BRIEF.
Extract the whole listing as it stands. Do not include the pictures.
[start GIVEN MATERIAL]
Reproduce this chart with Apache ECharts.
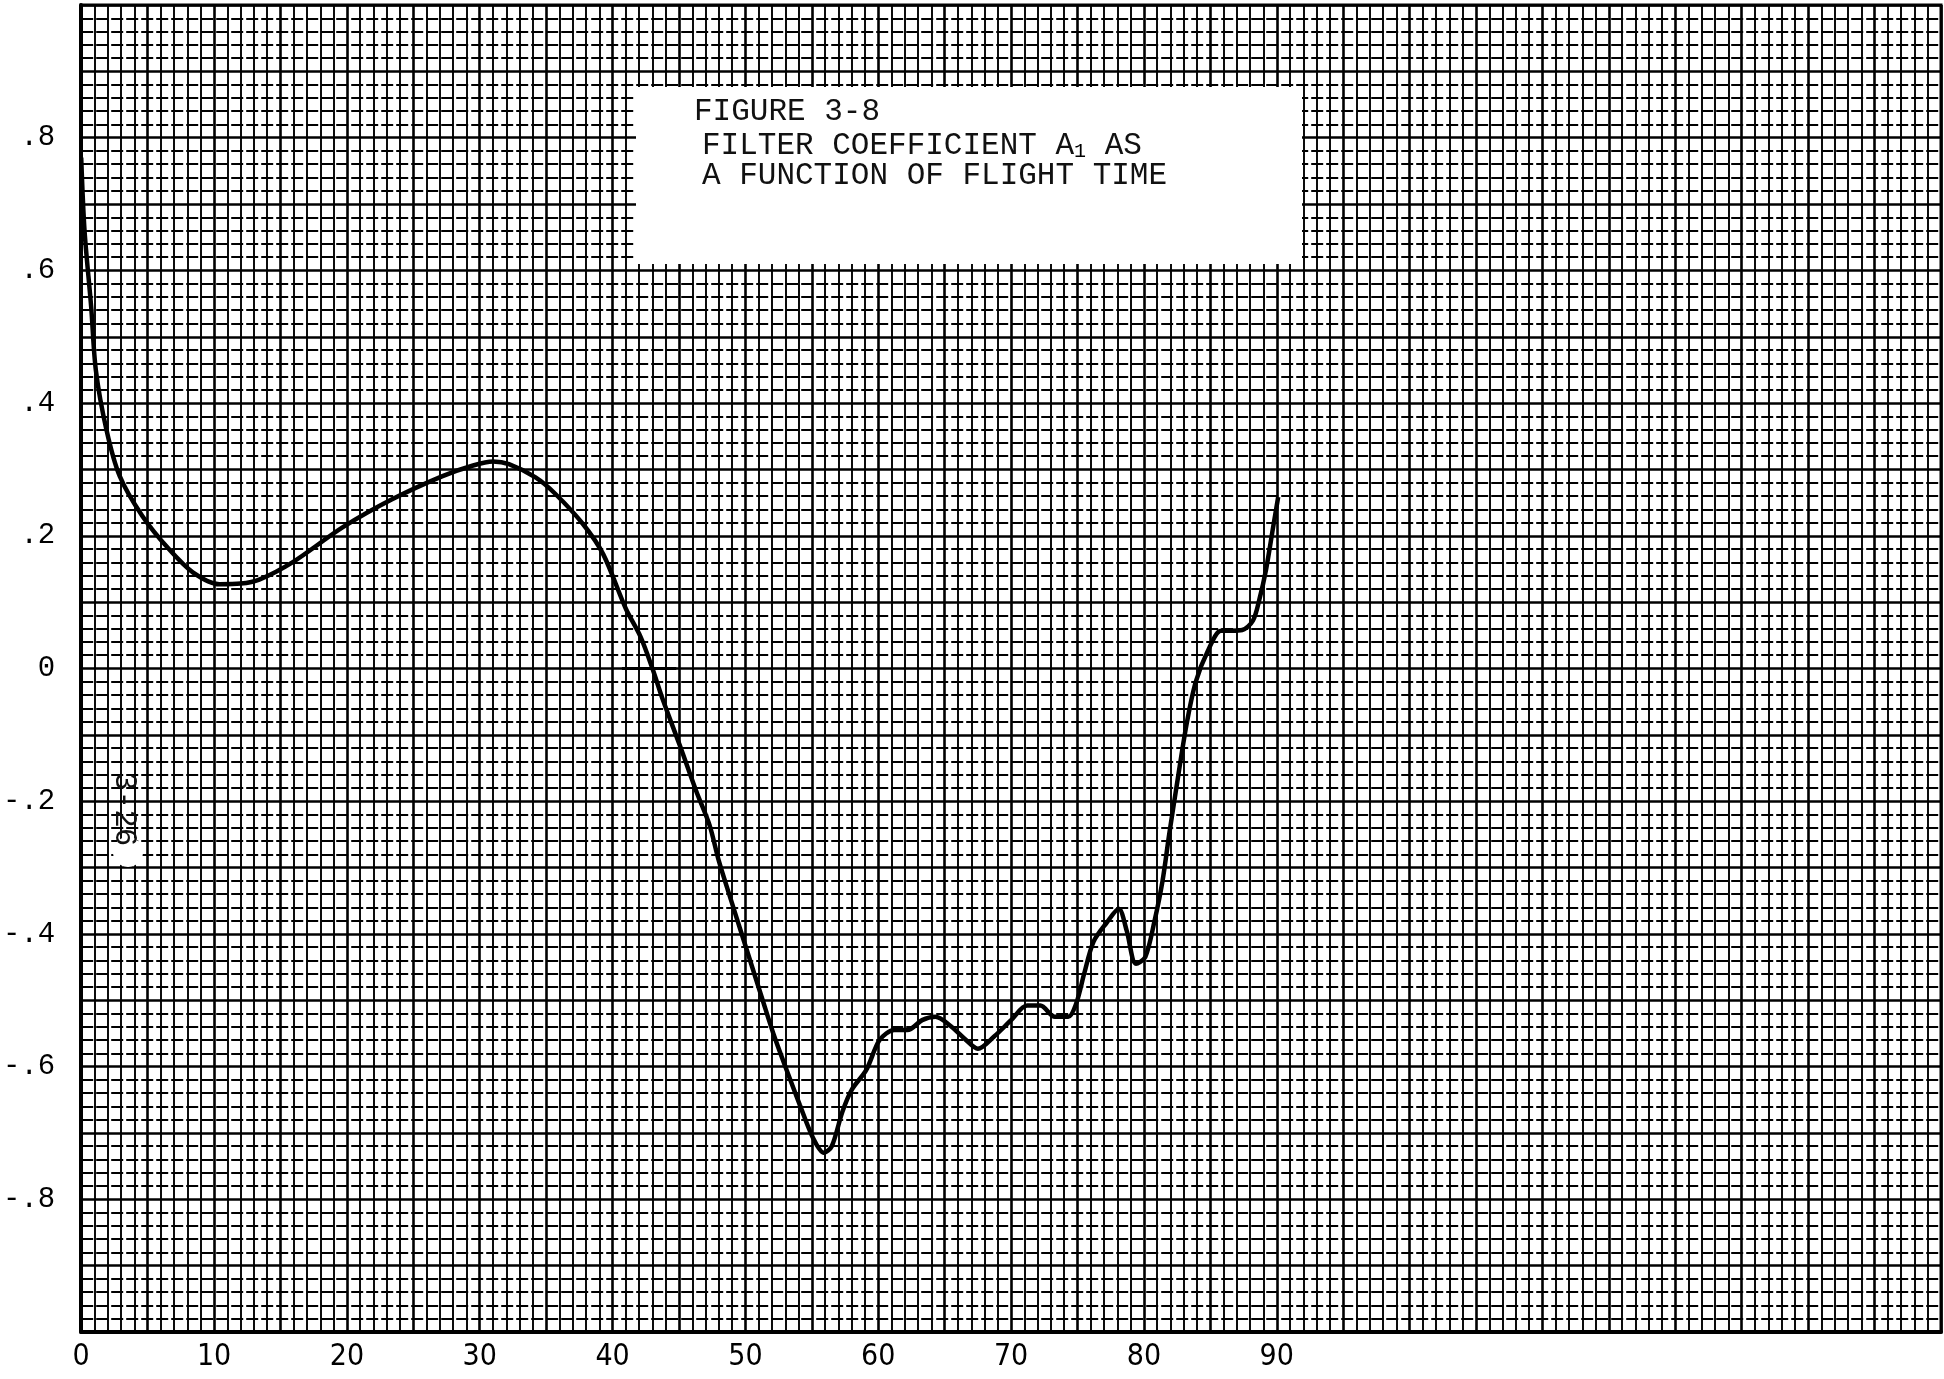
<!DOCTYPE html>
<html>
<head>
<meta charset="utf-8">
<script src="https://cdn.jsdelivr.net/npm/echarts@6/dist/echarts.min.js"></script>
<style>
html,body{margin:0;padding:0;background:#fff;}
#chart{width:1944px;height:1379px;}
</style>
</head>
<body>
<div id="chart"></div>
<script>
// Flight time (x) and filter coefficient A1 (y)
const flightTime = [0, 0.25, 0.75, 1.1, 1.9, 2.9, 4.6, 6.6, 8.4, 10.4, 12.0, 13.4, 15.9, 19.7, 23.4, 27.2, 29.5, 31.0, 32.2, 34.2, 35.7, 37.8, 39.3, 41.0, 42.1, 43.0, 43.8, 45.1, 46.3, 47.3, 48.0, 48.9, 49.8, 51.3, 52.1, 53.1, 54.1, 55.1, 55.9, 56.5, 57.3, 58.0, 59.1, 60.1, 61.2, 62.2, 63.3, 64.3, 65.4, 66.5, 67.5, 68.7, 70.0, 71.2, 72.2, 73.3, 74.3, 74.9, 75.5, 76.2, 77.2, 78.1, 78.7, 79.4, 80.1, 80.8, 81.4, 81.9, 82.4, 83.2, 83.9, 84.8, 85.8, 86.6, 87.4, 88.2, 88.7, 89.2, 89.7, 90.1];
const coefficientA1 = [0.77, 0.66, 0.545, 0.45, 0.36, 0.29, 0.23, 0.18, 0.145, 0.127, 0.128, 0.134, 0.16, 0.213, 0.255, 0.29, 0.306, 0.312, 0.308, 0.288, 0.263, 0.217, 0.172, 0.09, 0.048, 0.0, -0.048, -0.118, -0.185, -0.236, -0.29, -0.348, -0.405, -0.5, -0.55, -0.605, -0.658, -0.708, -0.73, -0.72, -0.668, -0.635, -0.605, -0.56, -0.545, -0.545, -0.53, -0.525, -0.538, -0.558, -0.573, -0.555, -0.53, -0.508, -0.508, -0.525, -0.525, -0.505, -0.46, -0.412, -0.383, -0.362, -0.395, -0.445, -0.435, -0.38, -0.32, -0.25, -0.185, -0.085, -0.02, 0.026, 0.057, 0.057, 0.058, 0.072, 0.105, 0.15, 0.21, 0.258];
// hand-drawn zero-crossing mark
const crossMarkX = [40.7, 44.8];
const crossMarkY = [0, 0];

const xTickValues = [0, 10, 20, 30, 40, 50, 60, 70, 80, 90];
const xTickLabels = ['0', '10', '20', '30', '40', '50', '60', '70', '80', '90'];
const yTickValues = [0.8, 0.6, 0.4, 0.2, 0, -0.2, -0.4, -0.6, -0.8];
const yTickLabels = ['.8', '.6', '.4', '.2', '0', '-.2', '-.4', '-.6', '-.8'];

const titleLines = ['FIGURE 3-8', 'FILTER COEFFICIENT A', '1', ' AS', 'A FUNCTION OF FLIGHT TIME'];
const pageMark = '3-26';

function lookup(values, labels, v) {
  for (let i = 0; i < values.length; i++) {
    if (Math.abs(values[i] - v) < 1e-6) return labels[i];
  }
  return '';
}

const mono = '"Liberation Mono", "DejaVu Sans Mono", monospace';
const chart = echarts.init(document.getElementById('chart'));

const option = {
  animation: false,
  backgroundColor: '#fff',
  grid: {left: 80, right: 2, top: 5, bottom: 47, show: true, borderColor: '#000', borderWidth: 3},
  xAxis: {
    type: 'value', min: 0, max: 140, interval: 5,
    axisLine: {show: true, onZero: false, lineStyle: {color: '#000', width: 4}},
    axisTick: {show: false},
    splitLine: {show: true, lineStyle: {color: '#000', width: 2.6}},
    minorTick: {show: false, splitNumber: 5},
    minorSplitLine: {show: true, lineStyle: {color: '#000', width: 1.9}},
    axisLabel: {
      margin: 10, fontSize: 30, color: '#000', fontFamily: '"DejaVu Sans Condensed", "DejaVu Sans", sans-serif',
      formatter: v => lookup(xTickValues, xTickLabels, v)
    }
  },
  yAxis: {
    type: 'value', min: -1, max: 1, interval: 0.1,
    axisLine: {show: true, onZero: false, lineStyle: {color: '#000', width: 4}},
    axisTick: {show: false},
    splitLine: {show: true, lineStyle: {color: '#000', width: 2.6}},
    minorTick: {show: false, splitNumber: 5},
    minorSplitLine: {show: true, lineStyle: {color: '#000', width: 1.9, type: [12, 3]}},
    axisLabel: {
      margin: 26, fontSize: 29, color: '#000', fontFamily: mono,
      formatter: v => lookup(yTickValues, yTickLabels, Math.round(v * 10) / 10)
    }
  },
  series: [
    {
      type: 'line', data: flightTime.map((x, i) => [x, coefficientA1[i]]),
      symbol: 'none', smooth: 0.3, z: 5,
      lineStyle: {color: '#000', width: 4.5}
    },
    {
      type: 'line', data: crossMarkX.map((x, i) => [x, crossMarkY[i]]),
      symbol: 'none', z: 5,
      lineStyle: {color: '#000', width: 3}
    }
  ],
  graphic: [
    {type: 'rect', left: 636, top: 87, shape: {width: 666, height: 177}, style: {fill: '#fff'}, z: 50},
    {type: 'text', left: 694, top: 96, z: 51, style: {text: titleLines[0], font: '31px ' + mono, fill: '#111'}},
    {type: 'text', left: 702, top: 130, z: 51, style: {
      text: '{t|' + titleLines[1] + '}{s|' + titleLines[2] + '}{t|' + titleLines[3] + '}',
      rich: {t: {fontSize: 31, fontFamily: mono, fill: '#111', color: '#111'}, s: {fontSize: 20, fontFamily: mono, color: '#111', padding: [12, 0, 0, 0]}}
    }},
    {type: 'text', left: 702, top: 160, z: 51, style: {text: titleLines[4], font: '31px ' + mono, fill: '#111'}},
    {type: 'circle', shape: {cx: 128, cy: 852, r: 15}, style: {fill: '#fff'}, z: 50},
    {type: 'text', x: 140, y: 772, rotation: -Math.PI / 2, z: 51, style: {text: pageMark, font: '31px ' + mono, fill: '#111'}}
  ]
};
chart.setOption(option);
</script>
</body>
</html>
[end GIVEN MATERIAL]
OUTPUT OF THE EXERCISE.
Reproduce this chart with Apache ECharts.
<!DOCTYPE html>
<html>
<head>
<meta charset="utf-8">
<script src="https://cdn.jsdelivr.net/npm/echarts@6/dist/echarts.min.js"></script>
<style>
html,body{margin:0;padding:0;background:#fff;}
#chart{width:1944px;height:1379px;}
</style>
</head>
<body>
<div id="chart"></div>
<script>
// Flight time (x) and filter coefficient A1 (y)
const flightTime = [0, 0.25, 0.75, 1.1, 1.9, 2.9, 4.6, 6.6, 8.4, 10.4, 12.0, 13.4, 15.9, 19.7, 23.4, 27.2, 29.5, 31.0, 32.2, 34.2, 35.7, 37.8, 39.3, 41.0, 42.1, 43.0, 43.8, 45.1, 46.3, 47.3, 48.0, 48.9, 49.8, 51.3, 52.1, 53.1, 54.1, 55.1, 55.9, 56.5, 57.3, 58.0, 59.1, 60.1, 61.2, 62.2, 63.3, 64.3, 65.4, 66.5, 67.5, 68.7, 70.0, 71.2, 72.2, 73.3, 74.3, 74.9, 75.5, 76.2, 77.2, 78.1, 78.7, 79.4, 80.1, 80.8, 81.4, 81.9, 82.4, 83.2, 83.9, 84.8, 85.8, 86.6, 87.4, 88.2, 88.7, 89.2, 89.7, 90.1];
const coefficientA1 = [0.77, 0.66, 0.545, 0.45, 0.36, 0.29, 0.23, 0.18, 0.145, 0.127, 0.128, 0.134, 0.16, 0.213, 0.255, 0.29, 0.306, 0.312, 0.308, 0.288, 0.263, 0.217, 0.172, 0.09, 0.048, 0.0, -0.048, -0.118, -0.185, -0.236, -0.29, -0.348, -0.405, -0.5, -0.55, -0.605, -0.658, -0.708, -0.73, -0.72, -0.668, -0.635, -0.605, -0.56, -0.545, -0.545, -0.53, -0.525, -0.538, -0.558, -0.573, -0.555, -0.53, -0.508, -0.508, -0.525, -0.525, -0.505, -0.46, -0.412, -0.383, -0.362, -0.395, -0.445, -0.435, -0.38, -0.32, -0.25, -0.185, -0.085, -0.02, 0.026, 0.057, 0.057, 0.058, 0.072, 0.105, 0.15, 0.21, 0.258];
// hand-drawn zero-crossing mark
const crossMarkX = [40.7, 44.8];
const crossMarkY = [0, 0];

const xTickValues = [0, 10, 20, 30, 40, 50, 60, 70, 80, 90];
const xTickLabels = ['0', '10', '20', '30', '40', '50', '60', '70', '80', '90'];
const yTickValues = [0.8, 0.6, 0.4, 0.2, 0, -0.2, -0.4, -0.6, -0.8];
const yTickLabels = ['.8', '.6', '.4', '.2', '0', '-.2', '-.4', '-.6', '-.8'];

const titleLines = ['FIGURE 3-8', 'FILTER COEFFICIENT A', '1', ' AS', 'A FUNCTION OF FLIGHT TIME'];
const pageMark = '3-26';

function lookup(values, labels, v) {
  for (let i = 0; i < values.length; i++) {
    if (Math.abs(values[i] - v) < 1e-6) return labels[i];
  }
  return '';
}

const mono = '"Liberation Mono", "DejaVu Sans Mono", monospace';
const chart = echarts.init(document.getElementById('chart'));

const option = {
  animation: false,
  backgroundColor: '#fff',
  grid: {left: 80, right: 2, top: 5, bottom: 47, show: true, borderColor: '#000', borderWidth: 3},
  xAxis: {
    type: 'value', min: 0, max: 140, interval: 5,
    axisLine: {show: true, onZero: false, lineStyle: {color: '#000', width: 4}},
    axisTick: {show: false},
    splitLine: {show: true, lineStyle: {color: '#000', width: 2.6}},
    minorTick: {show: false, splitNumber: 5},
    minorSplitLine: {show: true, lineStyle: {color: '#000', width: 1.9}},
    axisLabel: {
      margin: 10, fontSize: 30, color: '#000', fontFamily: '"DejaVu Sans Condensed", "DejaVu Sans", sans-serif',
      formatter: v => lookup(xTickValues, xTickLabels, v)
    }
  },
  yAxis: {
    type: 'value', min: -1, max: 1, interval: 0.1,
    axisLine: {show: true, onZero: false, lineStyle: {color: '#000', width: 4}},
    axisTick: {show: false},
    splitLine: {show: true, lineStyle: {color: '#000', width: 2.6}},
    minorTick: {show: false, splitNumber: 5},
    minorSplitLine: {show: true, lineStyle: {color: '#000', width: 1.9, type: [12, 3]}},
    axisLabel: {
      margin: 26, fontSize: 29, color: '#000', fontFamily: mono,
      formatter: v => lookup(yTickValues, yTickLabels, Math.round(v * 10) / 10)
    }
  },
  series: [
    {
      type: 'line', data: flightTime.map((x, i) => [x, coefficientA1[i]]),
      symbol: 'none', smooth: 0.3, z: 5,
      lineStyle: {color: '#000', width: 4.5}
    },
    {
      type: 'line', data: crossMarkX.map((x, i) => [x, crossMarkY[i]]),
      symbol: 'none', z: 5,
      lineStyle: {color: '#000', width: 3}
    }
  ],
  graphic: [
    {type: 'rect', left: 636, top: 87, shape: {width: 666, height: 177}, style: {fill: '#fff'}, z: 50},
    {type: 'text', left: 694, top: 96, z: 51, style: {text: titleLines[0], font: '31px ' + mono, fill: '#111'}},
    {type: 'text', left: 702, top: 130, z: 51, style: {
      text: '{t|' + titleLines[1] + '}{s|' + titleLines[2] + '}{t|' + titleLines[3] + '}',
      rich: {t: {fontSize: 31, fontFamily: mono, fill: '#111', color: '#111'}, s: {fontSize: 20, fontFamily: mono, color: '#111', padding: [12, 0, 0, 0]}}
    }},
    {type: 'text', left: 702, top: 160, z: 51, style: {text: titleLines[4], font: '31px ' + mono, fill: '#111'}},
    {type: 'circle', shape: {cx: 128, cy: 852, r: 15}, style: {fill: '#fff'}, z: 50},
    {type: 'text', x: 140, y: 772, rotation: -Math.PI / 2, z: 51, style: {text: pageMark, font: '31px ' + mono, fill: '#111'}}
  ]
};
chart.setOption(option);
</script>
</body>
</html>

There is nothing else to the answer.